Прошляк вышел на середину:

– Кричал?

– Ты еще переспрашиваешь? – зло спросил Тигр.

– Не помню, – прошептал Прошляк, – не помню...

– Головы Зверя и Тигра поднялись с подушек и снова опустились, как головы двух удавов, и кто-то из них тихо сказал другому:

– Бывает...

– Да... бывает, – поддакнул другой.

И Прошляк скользнул на свое место. Он знал, что кричал. Это было в тот момент, когда он вспомнил, как Гара Кяляз подмял его под себя. Заломленная за спину рука вот-вот готова была оторваться от плеча. Ему казалось, что это не рука болит, а сердце, которое он всю жизнь ощущал в груди, а теперь Гара Кяляз своим приемом переместил его к плечу, где оно разрывается на части.

Прошляк никогда не смог бы признаться этим корифеями, что переносится в те дни, в те мгновения, в то оцепенение. Не только потому, что проиграл, не всегда в жизни получается выигрывать. Рано или поздно, где-то встречаешь того, кто сильнее. Воры знают это, они, наверняка, не раз встречали такое на своем пути. Но надо мужественно противостоять ударам погонников, даже на пороге смерти, молчать, не издавая ни стона, ни вздоха. Иначе означает просить пощады, умолять, стоя на коленях. "Для того, кто решил жить по мужским законам, это неприемлемо, это не по-мужски!"

Воры думали, что Прошляка пугает предстоящая сходка, мерещится разное. Эти видения своей тяжестью и непреложностью обрушились на него, потрясли, и он закричал.

Прошляк догадывался об их предположениях, не то они так легко не оставили бы его в покое.
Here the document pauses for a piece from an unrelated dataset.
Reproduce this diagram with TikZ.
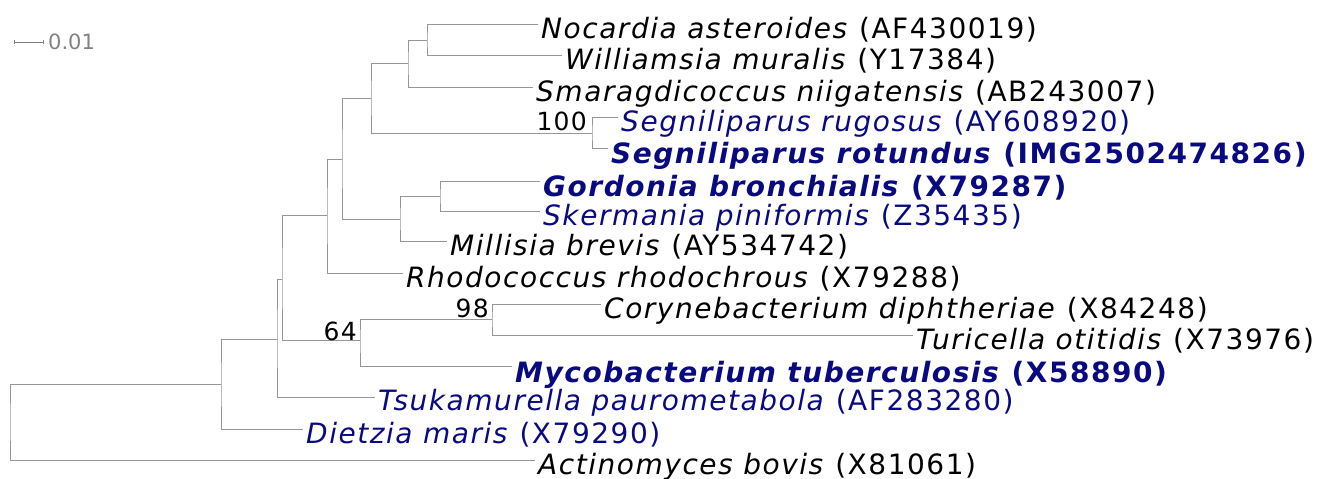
\documentclass[tikz,border=0pt]{standalone}
\usepackage{fontspec}
\setmainfont{DejaVu Sans}
\newfontfamily\leaffont{DejaVu Sans}[LetterSpace=5.5]
\newfontfamily\supfont{DejaVu Sans}[LetterSpace=5]
\definecolor{navyblue}{RGB}{10,10,128}
\definecolor{branchgrey}{RGB}{150,150,150}
\definecolor{scalegrey}{RGB}{130,130,130}
\tikzset{
  br/.style={draw=branchgrey, line width=1pt},
  leaf/.style={anchor=base west, inner sep=0pt, font=\leaffont\fontsize{28}{30}\selectfont},
  blueleaf/.style={leaf, text=navyblue},
  boldleaf/.style={leaf, text=navyblue, font=\leaffont\fontsize{28}{30}\selectfont\bfseries},
  support/.style={anchor=base east, inner sep=0pt, font=\supfont\fontsize{25}{27}\selectfont},
}
\begin{document}
\begin{tikzpicture}[x=1pt,y=-1pt]
\useasboundingbox (0,0) rectangle (1322,479);
% internal nodes
\coordinate (root) at (10,422);
\coordinate (nA) at (221,384);
\coordinate (nB) at (277,339);
\coordinate (nC) at (282,279);
\coordinate (nD) at (327,215);
\coordinate (nE) at (342,159);
\coordinate (nF) at (371,98);
\coordinate (nH) at (408,63);
\coordinate (nI) at (427,40);
\coordinate (n100) at (592,133);
\coordinate (nG) at (400,219);
\coordinate (nJ) at (440,196);
\coordinate (n64) at (360,340);
\coordinate (n98) at (492,319);
% leaf line ends
\coordinate (eNoc) at (538,24);
\coordinate (eWil) at (562,55);
\coordinate (eSma) at (533,87);
\coordinate (eRug) at (618,117);
\coordinate (eRot) at (608,148);
\coordinate (eGor) at (540,181);
\coordinate (eSke) at (540,211);
\coordinate (eMil) at (447,241);
\coordinate (eRho) at (403,273);
\coordinate (eCor) at (601,304);
\coordinate (eTur) at (913,335);
\coordinate (eMyc) at (512,366);
\coordinate (eTsu) at (375,397);
\coordinate (eDie) at (303,429);
\coordinate (eAct) at (535,460);
% leaf labels
\node[leaf] (tNoc) at ([shift={(3,14.5)}]eNoc) {\textit{Nocardia asteroides} (AF430019)};
\node[leaf] (tWil) at ([shift={(3,14.5)}]eWil) {\textit{Williamsia muralis} (Y17384)};
\node[leaf] (tSma) at ([shift={(3,14.5)}]eSma) {\textit{Smaragdicoccus niigatensis} (AB243007)};
\node[blueleaf] (tRug) at ([shift={(3,14.5)}]eRug) {\textit{Segniliparus rugosus} (AY608920)};
\node[boldleaf] (tRot) at ([shift={(3,15.5)}]eRot) {\textit{Segniliparus rotundus} (IMG2502474826)};
\node[boldleaf] (tGor) at ([shift={(3,15.5)}]eGor) {\textit{Gordonia bronchialis} (X79287)};
\node[blueleaf] (tSke) at ([shift={(3,14.5)}]eSke) {\textit{Skermania piniformis} (Z35435)};
\node[leaf] (tMil) at ([shift={(3,14.5)}]eMil) {\textit{Millisia brevis} (AY534742)};
\node[leaf] (tRho) at ([shift={(3,14.5)}]eRho) {\textit{Rhodococcus rhodochrous} (X79288)};
\node[leaf] (tCor) at ([shift={(3,14.5)}]eCor) {\textit{Corynebacterium diphtheriae} (X84248)};
\node[leaf] (tTur) at ([shift={(3,14.5)}]eTur) {\textit{Turicella otitidis} (X73976)};
\node[boldleaf] (tMyc) at ([shift={(3,16)}]eMyc) {\textit{Mycobacterium tuberculosis} (X58890)};
\node[blueleaf] (tTsu) at ([shift={(3,13.5)}]eTsu) {\textit{Tsukamurella paurometabola} (AF283280)};
\node[blueleaf] (tDie) at ([shift={(3,14)}]eDie) {\textit{Dietzia maris} (X79290)};
\node[leaf] (tAct) at ([shift={(3,14.5)}]eAct) {\textit{Actinomyces bovis} (X81061)};
% branches
\draw[br] (nA) -| (root) |- (eAct);
\draw[br] (nB) -| (nA) |- (eDie);
\draw[br] (nC) -| (nB) |- (eTsu);
\draw[br] (nD) -| (nC) |- (n64);
\draw[br] (nE) -| (nD) |- (eRho);
\draw[br] (nF) -| (nE) |- (nG);
\draw[br] (nH) -| (nF) |- (n100);
\draw[br] (nI) -| (nH) |- (eSma);
\draw[br] (eNoc) -| (nI) |- (eWil);
\draw[br] (eRug) -| (n100) |- (eRot);
\draw[br] (nJ) -| (nG) |- (eMil);
\draw[br] (eGor) -| (nJ) |- (eSke);
\draw[br] (n98) -| (n64) |- (eMyc);
\draw[br] (eCor) -| (n98) |- (eTur);
% support values
\node[support] (s100) at ([shift={(-5,-3)}]n100) {100};
\node[support] (s98) at ([shift={(-3,-2)}]n98) {98};
\node[support] (s64) at ([shift={(-3,0)}]n64) {64};
% scale bar
\coordinate (sb1) at (14,42);
\coordinate (sb2) at (43,42);
\draw[draw=scalegrey, line width=0.8pt] (sb1) -- (sb2);
\draw[draw=scalegrey, line width=0.8pt] ([yshift=-2]sb1) -- ([yshift=2]sb1);
\draw[draw=scalegrey, line width=0.8pt] ([yshift=-2]sb2) -- ([yshift=2]sb2);
\node[anchor=base west, inner sep=0pt, text=scalegrey, font=\fontsize{21}{23}\selectfont] (sbt) at (48,49) {0.01};
\end{tikzpicture}
\end{document}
Может, они еще вернутся к этому? Может, они связали это с тем, что у Прошляка поднялась температура?

Во всяком случае, утверждение "Бывает... да... бывает" было небезосновательным. Прошляк подумал, что такие утверждения диктуются опытом, ведь только опыт позволяет нам заранее определить горечь и сладость, вкус фруктов, опыт наполняет память, ум, и слова на язык уже идут от ума.

Не хотел он возвращаться к тем дням, но его снова затянули воспоминания, обвившись вокруг него, как африканские змеи, затянули, как лебедка медленно, но верно, прижимает паром на речной переправе к причалу.
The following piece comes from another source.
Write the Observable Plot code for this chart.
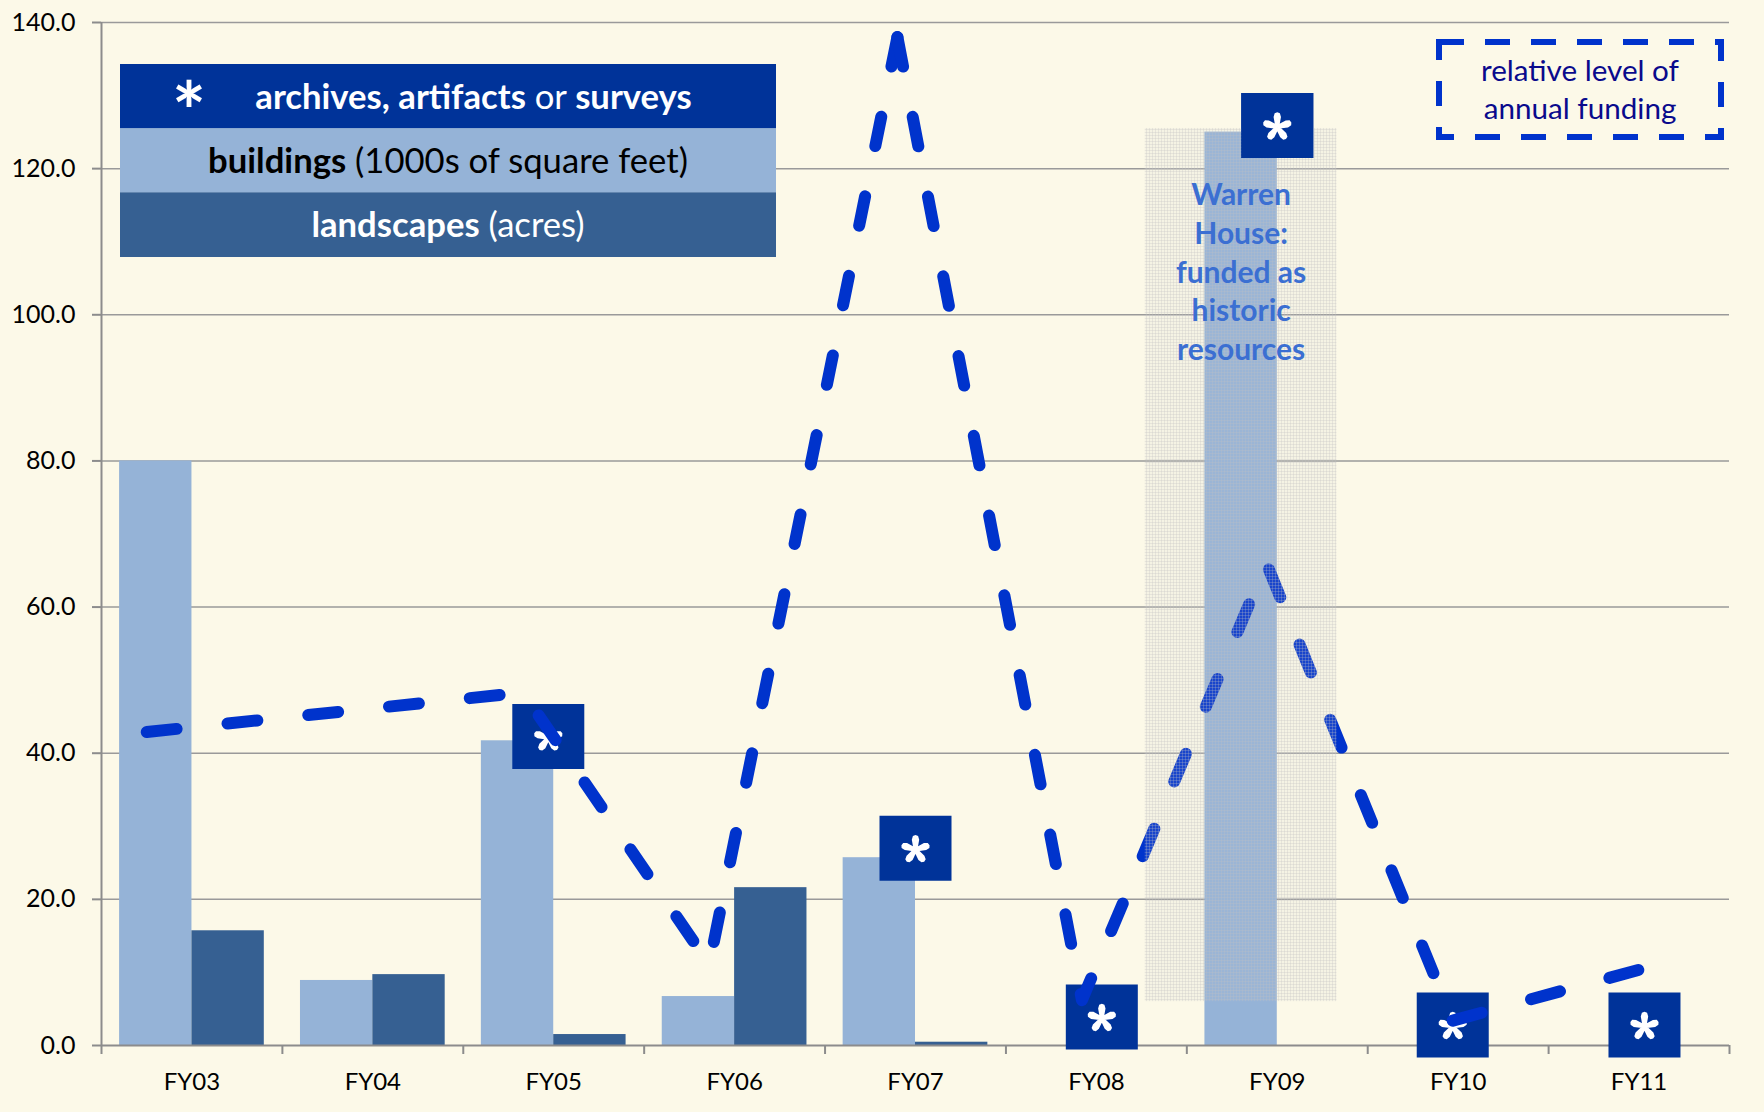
<!DOCTYPE html>
<html>
<head>
<meta charset="utf-8">
<script src="https://cdn.jsdelivr.net/npm/d3@7"></script>
<script src="https://cdn.jsdelivr.net/npm/@observablehq/plot@0.6"></script>
<style>
  html, body { margin: 0; padding: 0; background: #FCF9E8; }
  #wrap { position: relative; width: 1764px; height: 1112px; font-family: Lato, sans-serif; }
  text { white-space: pre; }
</style>
</head>
<body>
<div id="wrap"></div>
<script>
// ---- data ----
const categories = ["FY03", "FY04", "FY05", "FY06", "FY07", "FY08", "FY09", "FY10", "FY11"];
const buildings  = [80.0, 8.9, 41.7, 6.7, 25.7, null, 125.0, null, null];
const landscapes = [15.7, 9.7, 1.5, 21.6, 0.45, null, null, null, null];
const yTicks = [0, 20, 40, 60, 80, 100, 120, 140];

// relative level of annual funding (hand-drawn dashed line), position along the FY axis (0 = FY03)
const fundingPos   = [-0.25, 1.83, 2.86, 3.90, 4.92, 5.94, 6.97, 8.02];
const fundingLevel = [42.9, 48.3, 11.1, 138.0, 6.2, 66.0, 3.4, 10.5];

// "archives, artifacts or surveys" markers
const asteriskPos   = [1.97, 4.0, 5.03, 6.0, 6.97, 8.03];
const asteriskLevel = [42.3, 27.0, 3.9, 125.9, 2.8, 2.8];

// Warren House shaded band
const warrenPos   = [5.27, 6.33];
const warrenLevel = [6.0, 125.5];
const warrenLabel = "Warren\nHouse:\nfunded as\nhistoric\nresources";
const warrenLabelPos = 5.8;
const warrenLabelLevel = 106.1;

// legend texts
const legendStar = "*";
const legendArchives = ["archives, artifacts", " or ", "surveys"];
const legendBuildings = ["buildings", " (1000s of square feet)"];
const legendLandscapes = ["landscapes", " (acres)"];
const fundingLegend = ["relative level of", "annual funding"];

// ---- tables ----
const buildingRows = categories.map((c, i) => ({cat: c, pos: i, value: buildings[i]})).filter(d => d.value != null);
const landscapeRows = categories.map((c, i) => ({cat: c, pos: i, value: landscapes[i]})).filter(d => d.value != null);
const fundingRows = fundingPos.map((p, i) => ({pos: p, level: fundingLevel[i]}));
const apex = d3.maxIndex(fundingLevel);
// dashes run outward from the peak on both sides, as in the reference
const fundingLeft = fundingRows.slice(0, apex + 1).reverse();
const fundingRight = fundingRows.slice(apex);
const asteriskRows = asteriskPos.map((p, i) => ({pos: p, level: asteriskLevel[i]}));
const warrenRows = [{x1: warrenPos[0], x2: warrenPos[1], y1: warrenLevel[0], y2: warrenLevel[1]}];
const boundaries = d3.range(categories.length + 1).map(i => i - 0.5);
const onTopBoxes = asteriskRows.filter(d => d.pos > warrenPos[0] && d.pos < warrenPos[1]);

// marker shapes (pixel-sized symbols)
const boxSymbol = {
  draw(ctx) {
    ctx.moveTo(-36, -32.5); ctx.lineTo(36, -32.5); ctx.lineTo(36, 32.5); ctx.lineTo(-36, 32.5); ctx.closePath();
  }
};
function asteriskPath(ctx, cx, cy, L) {
  const arm = [[0, -1.9], [L * 0.68, -3.7], [L * 0.93, -2.6], [L, 0], [L * 0.93, 2.6], [L * 0.68, 3.7], [0, 1.9]];
  for (let k = 0; k < 5; k++) {
    const a = (-90 + k * 72) * Math.PI / 180, c = Math.cos(a), s = Math.sin(a);
    arm.forEach(([u, v], j) => {
      const px = cx + u * c - v * s, py = cy + u * s + v * c;
      if (j === 0) ctx.moveTo(px, py); else ctx.lineTo(px, py);
    });
    ctx.closePath();
  }
}
const starSymbol = { draw(ctx) { asteriskPath(ctx, 0, 1.5, 14.8); } };

const axisGrey = "#8c8c8c";
const boxFill = "#003399";
const lineBlue = "#0033CC";

const boxMarks = (rows) => [
  Plot.dot(rows, {x: "pos", y: "level", symbol: boxSymbol, fill: boxFill, stroke: null, r: 10}),
  Plot.dot(rows, {x: "pos", y: "level", symbol: starSymbol, fill: "white", stroke: null, r: 10})
];
const fundingLine = (rows) => Plot.line(rows, {x: "pos", y: "level", stroke: lineBlue, strokeWidth: 12,
  strokeDasharray: "30,51.2", strokeLinecap: "round", strokeLinejoin: "round"});

const chart = Plot.plot({
  width: 1764,
  height: 1112,
  marginLeft: 101,
  marginRight: 35,
  marginTop: 22,
  marginBottom: 67,
  style: {background: "#FCF9E8", fontFamily: "Lato, sans-serif", overflow: "visible"},
  x: {type: "linear", domain: [-0.5, categories.length - 0.5]},
  y: {domain: [0, 140]},
  marks: [
    Plot.gridY(yTicks.filter(d => d > 0), {stroke: "#9a9a9a", strokeOpacity: 1, strokeWidth: 1.5}),
    Plot.rect(buildingRows, {x1: d => d.pos - 0.4, x2: d => d.pos, y1: 0, y2: "value", fill: "#95B3D7"}),
    Plot.rect(landscapeRows, {x1: d => d.pos, x2: d => d.pos + 0.4, y1: 0, y2: "value", fill: "#366092"}),
    Plot.ruleY([0], {stroke: axisGrey, strokeWidth: 2}),
    Plot.ruleX([-0.5], {stroke: axisGrey, strokeWidth: 2}),
    Plot.axisY({ticks: yTicks, tickFormat: d => d.toFixed(1), tickSize: 9, tickPadding: 17, fontSize: 25,
      stroke: axisGrey, strokeWidth: 2, fill: "black", label: null}),
    Plot.axisX({ticks: boundaries, tickSize: 9, tickFormat: () => "", stroke: axisGrey, strokeWidth: 2, label: null}),
    Plot.axisX({ticks: d3.range(categories.length), tickSize: 0, tickPadding: 27, tickFormat: i => categories[i],
      fontSize: 24, fill: "black", label: null}),
    ...boxMarks(asteriskRows),
    fundingLine(fundingLeft),
    fundingLine(fundingRight),
    Plot.rect(warrenRows, {x1: "x1", x2: "x2", y1: "y1", y2: "y2", fill: "url(#warrenTex)"}),
    ...boxMarks(onTopBoxes),
    Plot.text([warrenLabel], {x: () => warrenLabelPos, y: () => warrenLabelLevel, text: d => d,
      fill: "#3B6FD2", fontSize: 30, fontWeight: "bold", lineHeight: 1.287, textAnchor: "middle"})
  ]
});

d3.select(chart).insert("defs", ":first-child").html(
  `<pattern id="warrenTex" width="3" height="3" patternUnits="userSpaceOnUse">
     <rect width="3" height="3" fill="#c6c6c9" fill-opacity="0.12"/>
     <rect width="3" height="1" fill="#bdbdc0" fill-opacity="0.28"/>
     <rect width="1" height="3" fill="#bdbdc0" fill-opacity="0.28"/>
   </pattern>`);

const wrap = document.getElementById("wrap");
wrap.appendChild(chart);

// ---- legend (top-left), drawn into the same SVG ----
const svg = d3.select(chart);
const lg = svg.append("g").attr("font-family", "Lato, sans-serif");
const rowColors = ["#003399", "#95B3D7", "#366092"];
const rowTextColors = ["#ffffff", "#000000", "#ffffff"];
const rowTop = [64, 128.2, 192.4];
rowTop.forEach((t, i) => lg.append("rect").attr("x", 120).attr("y", t).attr("width", 656).attr("height", 64.6).attr("fill", rowColors[i]));

function richText(g, x, yc, parts, color) {
  const t = g.append("text").attr("x", x).attr("y", yc).attr("dy", "0.36em").attr("text-anchor", "middle").attr("fill", color);
  parts.forEach(p => t.append("tspan").attr("font-weight", p.bold ? 700 : 400).text(p.s));
  return t;
}
const rowTexts = [
  richText(lg, 473.5, 96.5, [{s: legendArchives[0], bold: true}, {s: legendArchives[1]}, {s: legendArchives[2], bold: true}], rowTextColors[0]),
  richText(lg, 448, 160.5, [{s: legendBuildings[0], bold: true}, {s: legendBuildings[1]}], rowTextColors[1]),
  richText(lg, 448, 224.7, [{s: legendLandscapes[0], bold: true}, {s: legendLandscapes[1]}], rowTextColors[2])
];
// fit the legend font so the longest row matches the reference width
rowTexts.forEach(t => t.attr("font-size", 30));
const w2 = rowTexts[1].node().getComputedTextLength();
const legendFont = 30 * 480 / w2;
rowTexts.forEach(t => t.attr("font-size", legendFont));

// legend star
lg.append("text").attr("x", 189).attr("y", 97).attr("text-anchor", "middle")
  .attr("fill", "white").attr("font-weight", 700).attr("font-size", 80)
  .attr("dy", "0.55em").text(legendStar);

// ---- funding legend (top-right, dashed box) ----
const fb = svg.append("g").attr("font-family", "Lato, sans-serif");
fb.append("rect").attr("x", 1439).attr("y", 42).attr("width", 282).attr("height", 95)
  .attr("fill", "none").attr("stroke", lineBlue).attr("stroke-width", 6).attr("stroke-dasharray", "25 21");
const ft = fb.selectAll("text.f").data(fundingLegend).join("text")
  .attr("class", "f")
  .attr("x", 1580).attr("y", (d, i) => 70.5 + i * 38).attr("dy", "0.36em")
  .attr("text-anchor", "middle").attr("fill", "#0A0A8C")
  .attr("font-size", 30)
  .text(d => d);
const wf = ft.nodes()[0].getComputedTextLength();
ft.attr("font-size", 30 * 198 / wf);
</script>
</body>
</html>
...Из дома Гара Кяляза он ушел около полуночи. Как договорились, все, что Явер взял у прокурора, он принес домой и спрятал в шкатулке под половицами, накрытыми старым ковром. Потом отправился на заранее обговоренную улицу. Он прошел по проспекту, тянущемся почти во всю длину городу, свернул на пересекающую его короткую улочку, в одном конце которой стоял один милиционер, в другом – другой, как было условлено, и подошел к шедшему ему навстречу человеку.

– Давай деньги! – Явер наставил на него нож.

Крик этого человека заполнил всю округу. Милиционеры кинулись к нему. Явер заметался, бросился туда, сюда, растерялся и его схватили.

В ту же ночь его отправили в следственный изолятор. Когда он выходил из "воронка", заметил смотрящие на него из "одиночки" машины глаза. Это была та самая светловолосая девушка из квартиры прокурора. Значит, она была "сеткой", ее везли в женский корпус. Она работала на Гара Кяляза, впрочем, как и Явер теперь. В эти несколько мгновений он не мог сказать, что тайну о том, что он – "сетка", она должна унести с собой в могилу, не смела нигде и никому говорить об этом ни слова.